● What is being asked: Write the data below out exactly as it stands. Do not include the pictures.
--- Begin ---
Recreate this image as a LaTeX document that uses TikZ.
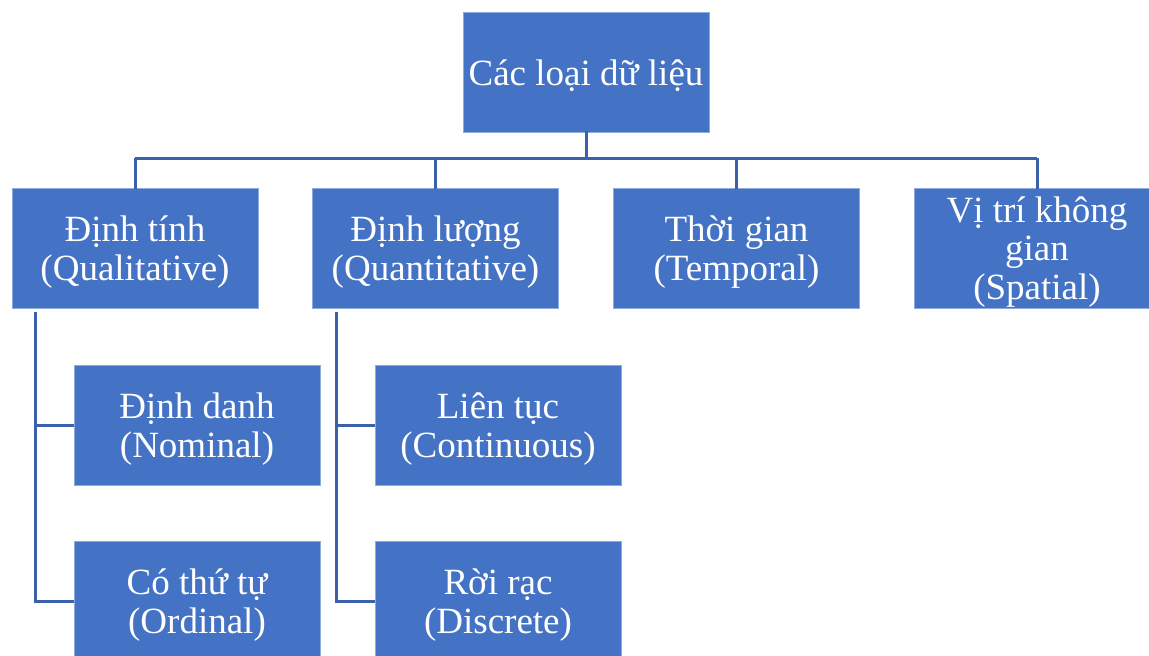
\documentclass[tikz,border=0pt]{standalone}
\usepackage{fontspec}
\setmainfont{Liberation Serif}
\begin{document}
\begin{tikzpicture}[x=1pt,y=-1pt,
  box/.style={rectangle, fill=boxblue, draw=edgeblue, line width=0.8pt, minimum width=246pt, minimum height=120pt, inner sep=0pt},
  lab/.style={text=white, align=center, inner sep=0pt, yshift=-4pt, font=\fontsize{37}{38.8}\selectfont},
  conn/.style={draw=lineblue, line width=3pt}]
\definecolor{boxblue}{HTML}{4472C4}
\definecolor{edgeblue}{HTML}{8FAADC}
\definecolor{lineblue}{HTML}{3D60AA}
\useasboundingbox (0,0) rectangle (1149,656);
\clip (0,0) rectangle (1149,656);
\node[box, label={[lab]center:{Các loại dữ liệu}}] (root) at (586,72) {};
\node[box, label={[lab]center:{Định tính\\(Qualitative)}}] (qual) at (135,248) {};
\node[box, label={[lab]center:{Định lượng\\(Quantitative)}}] (quan) at (435.5,248) {};
\node[box, label={[lab]center:{Thời gian\\(Temporal)}}] (temp) at (736.5,248) {};
\node[box, label={[lab]center:{Vị trí không\\gian\\(Spatial)}}] (spat) at (1037,248) {};
\node[box, label={[lab]center:{Định danh\\(Nominal)}}] (nom) at (197,425) {};
\node[box, label={[lab]center:{Có thứ tự\\(Ordinal)}}] (ord) at (197,601) {};
\node[box, label={[lab]center:{Liên tục\\(Continuous)}}] (cont) at (498,425) {};
\node[box, label={[lab]center:{Rời rạc\\(Discrete)}}] (disc) at (498,601) {};
\coordinate (bus) at (586,158);
\coordinate (qv) at (35,312);
\coordinate (nv) at (336,312);
\draw[conn] ([yshift=1pt]root.south) -- (bus);
\draw[conn] (qual.north |- bus) -- (spat.north |- bus);
\foreach \n in {qual,quan,temp,spat} \draw[conn] (\n.north |- bus) -- ([yshift=-1pt]\n.north);
\draw[conn] (qv) |- (nom.west);
\draw[conn] (qv) |- (ord.west);
\draw[conn] (nv) |- (cont.west);
\draw[conn] (nv) |- (disc.west);
\end{tikzpicture}
\end{document}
--- End ---
● Response below:
Recreate this image as a LaTeX document that uses TikZ.
\documentclass[tikz,border=0pt]{standalone}
\usepackage{fontspec}
\setmainfont{Liberation Serif}
\begin{document}
\begin{tikzpicture}[x=1pt,y=-1pt,
  box/.style={rectangle, fill=boxblue, draw=edgeblue, line width=0.8pt, minimum width=246pt, minimum height=120pt, inner sep=0pt},
  lab/.style={text=white, align=center, inner sep=0pt, yshift=-4pt, font=\fontsize{37}{38.8}\selectfont},
  conn/.style={draw=lineblue, line width=3pt}]
\definecolor{boxblue}{HTML}{4472C4}
\definecolor{edgeblue}{HTML}{8FAADC}
\definecolor{lineblue}{HTML}{3D60AA}
\useasboundingbox (0,0) rectangle (1149,656);
\clip (0,0) rectangle (1149,656);
\node[box, label={[lab]center:{Các loại dữ liệu}}] (root) at (586,72) {};
\node[box, label={[lab]center:{Định tính\\(Qualitative)}}] (qual) at (135,248) {};
\node[box, label={[lab]center:{Định lượng\\(Quantitative)}}] (quan) at (435.5,248) {};
\node[box, label={[lab]center:{Thời gian\\(Temporal)}}] (temp) at (736.5,248) {};
\node[box, label={[lab]center:{Vị trí không\\gian\\(Spatial)}}] (spat) at (1037,248) {};
\node[box, label={[lab]center:{Định danh\\(Nominal)}}] (nom) at (197,425) {};
\node[box, label={[lab]center:{Có thứ tự\\(Ordinal)}}] (ord) at (197,601) {};
\node[box, label={[lab]center:{Liên tục\\(Continuous)}}] (cont) at (498,425) {};
\node[box, label={[lab]center:{Rời rạc\\(Discrete)}}] (disc) at (498,601) {};
\coordinate (bus) at (586,158);
\coordinate (qv) at (35,312);
\coordinate (nv) at (336,312);
\draw[conn] ([yshift=1pt]root.south) -- (bus);
\draw[conn] (qual.north |- bus) -- (spat.north |- bus);
\foreach \n in {qual,quan,temp,spat} \draw[conn] (\n.north |- bus) -- ([yshift=-1pt]\n.north);
\draw[conn] (qv) |- (nom.west);
\draw[conn] (qv) |- (ord.west);
\draw[conn] (nv) |- (cont.west);
\draw[conn] (nv) |- (disc.west);
\end{tikzpicture}
\end{document}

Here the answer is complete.